El chico de la ventana
Si bien Truffaut aparece en Close Encounters of the Third Kind, no es allí dónde está su influencia en el cine de Spielberg. En Catch Me If You Can, que este año celebra su vigésimo aniversario, hay una atmósfera tan nouvellevaguiana que es imposible no emparentar a Antoine con Frank Abagnale Jr. (Leonardo DiCaprio). Si bien se trata de una biopic sobre un estafador y sobre la persecución incesante del agente Carl Hanratty (Tom Hanks), eso es solo el disfraz. El largometraje de Spielberg va mucho más allá en su exploración de la tristeza de ese eterno niño que se autoimpone una metamorfosis constante no porque le guste el dinero o una vida privilegiada sino porque está huyendo de algo, y no precisamente del FBI.
El divorcio de sus padres, la desintegración familiar, esos tópicos tan enraizados en parte de la obra de Spielberg (cuyo film más explícitamente autobiográfico, The Fabelmans, ya estrenó su prometedor trailer), se cristalizan en Catch Me If You Can en la figura de Frank Jr. y su propio sueño. Así cómo Antoine quería conocer el mar, él quería recuperar el tiempo perdido, quería recuperar a su familia. Como sabía que no podría lograrlo nunca, se inventaba realidades, identidades, con el peso de las palabras de su padre en sus hombros, otra figura que se seguía alimentando de una ilusión. Es por ello que cuando Frank se siente solo lo llama a Carl, una figura paterna que atiende el teléfono en Navidad sabiendo que ese chico no tiene a nadie cerca.
Si todo empieza con un recuerdo, Catch Me If You Can, como Les quatre cents coups, me dejó varios, pero hubo dos que se quedaron conmigo a lo largo de estos veinte años. Uno de ellos se vincula con la imagen de Frank Abagnale Sr. (Christopher Walken) bailando con su esposa Paula (Nathalie Baye) mientras su hijo los mira embelesado, con una enorme sonrisa, sin siquiera contemplar la posibilidad de que ese instante no duraría para siempre.
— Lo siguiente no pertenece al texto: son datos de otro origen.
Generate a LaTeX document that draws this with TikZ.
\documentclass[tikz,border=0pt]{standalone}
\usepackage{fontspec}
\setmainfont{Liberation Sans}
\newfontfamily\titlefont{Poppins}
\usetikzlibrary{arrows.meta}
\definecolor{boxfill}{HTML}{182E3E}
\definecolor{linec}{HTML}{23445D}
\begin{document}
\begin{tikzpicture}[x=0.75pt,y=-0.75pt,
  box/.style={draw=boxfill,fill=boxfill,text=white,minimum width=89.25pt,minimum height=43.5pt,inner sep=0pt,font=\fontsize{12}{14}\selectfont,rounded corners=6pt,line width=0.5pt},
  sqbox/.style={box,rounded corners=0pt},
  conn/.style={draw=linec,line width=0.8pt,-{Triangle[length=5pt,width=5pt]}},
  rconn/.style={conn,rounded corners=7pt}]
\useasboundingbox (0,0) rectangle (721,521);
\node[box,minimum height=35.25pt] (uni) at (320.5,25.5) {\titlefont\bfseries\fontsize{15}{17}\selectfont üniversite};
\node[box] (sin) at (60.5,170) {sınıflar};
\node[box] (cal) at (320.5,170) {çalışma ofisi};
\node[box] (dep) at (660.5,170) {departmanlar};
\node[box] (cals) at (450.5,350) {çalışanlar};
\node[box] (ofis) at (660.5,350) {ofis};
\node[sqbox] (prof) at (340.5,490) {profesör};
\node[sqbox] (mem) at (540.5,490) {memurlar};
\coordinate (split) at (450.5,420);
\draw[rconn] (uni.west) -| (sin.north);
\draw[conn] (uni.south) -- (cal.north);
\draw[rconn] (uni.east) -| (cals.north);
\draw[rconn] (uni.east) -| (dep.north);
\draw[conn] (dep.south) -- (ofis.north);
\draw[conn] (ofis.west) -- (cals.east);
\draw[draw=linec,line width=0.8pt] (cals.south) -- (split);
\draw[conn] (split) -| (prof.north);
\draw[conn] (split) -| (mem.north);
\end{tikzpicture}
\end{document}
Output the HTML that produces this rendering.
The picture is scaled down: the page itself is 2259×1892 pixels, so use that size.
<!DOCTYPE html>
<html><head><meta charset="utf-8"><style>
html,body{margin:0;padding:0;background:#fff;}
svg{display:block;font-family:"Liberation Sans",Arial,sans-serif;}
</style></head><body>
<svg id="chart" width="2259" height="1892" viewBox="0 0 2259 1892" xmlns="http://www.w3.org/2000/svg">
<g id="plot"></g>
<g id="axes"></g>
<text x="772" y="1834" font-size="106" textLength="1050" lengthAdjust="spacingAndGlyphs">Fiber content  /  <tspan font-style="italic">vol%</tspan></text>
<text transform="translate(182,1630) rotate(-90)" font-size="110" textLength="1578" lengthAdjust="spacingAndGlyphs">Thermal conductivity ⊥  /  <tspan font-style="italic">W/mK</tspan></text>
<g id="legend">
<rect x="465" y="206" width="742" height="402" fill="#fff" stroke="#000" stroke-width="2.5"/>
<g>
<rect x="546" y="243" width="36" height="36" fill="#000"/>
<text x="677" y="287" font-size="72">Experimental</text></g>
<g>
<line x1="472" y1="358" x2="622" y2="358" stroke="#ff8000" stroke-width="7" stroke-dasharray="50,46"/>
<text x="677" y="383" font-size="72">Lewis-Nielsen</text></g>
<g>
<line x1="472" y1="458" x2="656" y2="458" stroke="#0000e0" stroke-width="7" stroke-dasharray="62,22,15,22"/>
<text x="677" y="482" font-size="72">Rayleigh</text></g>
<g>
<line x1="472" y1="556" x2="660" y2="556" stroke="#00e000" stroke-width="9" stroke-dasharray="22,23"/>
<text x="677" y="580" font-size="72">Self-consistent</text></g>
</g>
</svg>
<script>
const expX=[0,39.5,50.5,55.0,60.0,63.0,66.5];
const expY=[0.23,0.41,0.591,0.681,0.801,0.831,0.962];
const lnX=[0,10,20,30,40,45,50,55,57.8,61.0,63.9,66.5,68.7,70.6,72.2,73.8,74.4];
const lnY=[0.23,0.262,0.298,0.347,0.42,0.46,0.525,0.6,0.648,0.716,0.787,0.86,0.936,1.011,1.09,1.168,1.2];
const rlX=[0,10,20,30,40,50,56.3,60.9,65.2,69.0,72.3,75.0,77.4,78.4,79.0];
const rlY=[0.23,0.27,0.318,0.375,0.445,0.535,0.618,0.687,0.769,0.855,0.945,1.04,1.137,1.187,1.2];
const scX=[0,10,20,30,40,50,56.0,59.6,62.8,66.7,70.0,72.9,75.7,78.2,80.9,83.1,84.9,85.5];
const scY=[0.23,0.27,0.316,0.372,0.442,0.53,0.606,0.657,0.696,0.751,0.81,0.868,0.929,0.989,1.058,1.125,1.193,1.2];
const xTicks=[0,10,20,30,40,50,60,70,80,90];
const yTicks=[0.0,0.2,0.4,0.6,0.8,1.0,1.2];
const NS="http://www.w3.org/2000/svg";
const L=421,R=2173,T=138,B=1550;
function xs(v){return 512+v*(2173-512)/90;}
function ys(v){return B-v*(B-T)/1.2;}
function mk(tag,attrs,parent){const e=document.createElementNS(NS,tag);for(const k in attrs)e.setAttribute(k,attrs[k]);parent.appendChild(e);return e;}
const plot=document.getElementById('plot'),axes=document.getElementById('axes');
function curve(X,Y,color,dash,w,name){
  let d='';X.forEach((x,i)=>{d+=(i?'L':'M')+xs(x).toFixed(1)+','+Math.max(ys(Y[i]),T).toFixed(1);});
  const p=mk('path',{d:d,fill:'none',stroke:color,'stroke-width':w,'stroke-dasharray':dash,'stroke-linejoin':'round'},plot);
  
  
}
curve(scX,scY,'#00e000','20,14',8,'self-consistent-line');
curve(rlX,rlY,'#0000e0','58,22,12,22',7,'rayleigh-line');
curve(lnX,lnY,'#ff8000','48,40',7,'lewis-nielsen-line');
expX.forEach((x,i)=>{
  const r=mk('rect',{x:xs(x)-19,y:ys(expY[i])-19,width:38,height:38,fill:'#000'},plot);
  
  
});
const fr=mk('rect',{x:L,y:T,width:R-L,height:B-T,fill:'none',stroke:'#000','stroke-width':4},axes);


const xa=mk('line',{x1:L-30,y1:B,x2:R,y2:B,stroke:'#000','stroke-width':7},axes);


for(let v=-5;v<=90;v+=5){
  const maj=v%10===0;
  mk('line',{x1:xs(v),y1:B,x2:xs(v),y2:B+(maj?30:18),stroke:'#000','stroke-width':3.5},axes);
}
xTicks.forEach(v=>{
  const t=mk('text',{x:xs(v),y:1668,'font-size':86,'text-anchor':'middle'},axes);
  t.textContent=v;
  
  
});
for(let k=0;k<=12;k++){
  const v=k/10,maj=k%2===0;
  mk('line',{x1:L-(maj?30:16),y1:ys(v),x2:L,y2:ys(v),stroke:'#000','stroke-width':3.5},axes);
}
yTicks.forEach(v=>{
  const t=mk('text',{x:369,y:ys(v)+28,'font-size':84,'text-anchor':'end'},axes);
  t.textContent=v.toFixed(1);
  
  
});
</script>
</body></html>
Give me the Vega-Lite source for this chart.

Otro recuerdo, el más nítido, es el de esa viñeta nostálgica cerca del final cuando Frank Jr. limpia la ventana empañada y observa cómo es la nueva vida de su madre, con su nueva pareja y con su hija. Él queda fuera, no se siente parte, y es allí, en ese clima frío que encrudece, cuando finalmente es atrapado y debe enfrentar la realidad. La metáfora es tan hermosa como devastadora.
Catch Me If You Can es una de las tantas películas influenciadas por Truffaut, pero también es Spielberg en estado puro, quien vive dentro del personaje de Frank con empatía. Como diría Pedro Almodóvar, cuando uno incluye la primera persona en el arte, ésta empieza a consumirlo todo, a invadirlo de manera indefectible. Lo complejo es saber cómo dominarla. Con Catch Me If You Can, su director concibió lo que él creía estar haciendo con Close Encounters of the Third Kind: un testamento al privilegio de la juventud.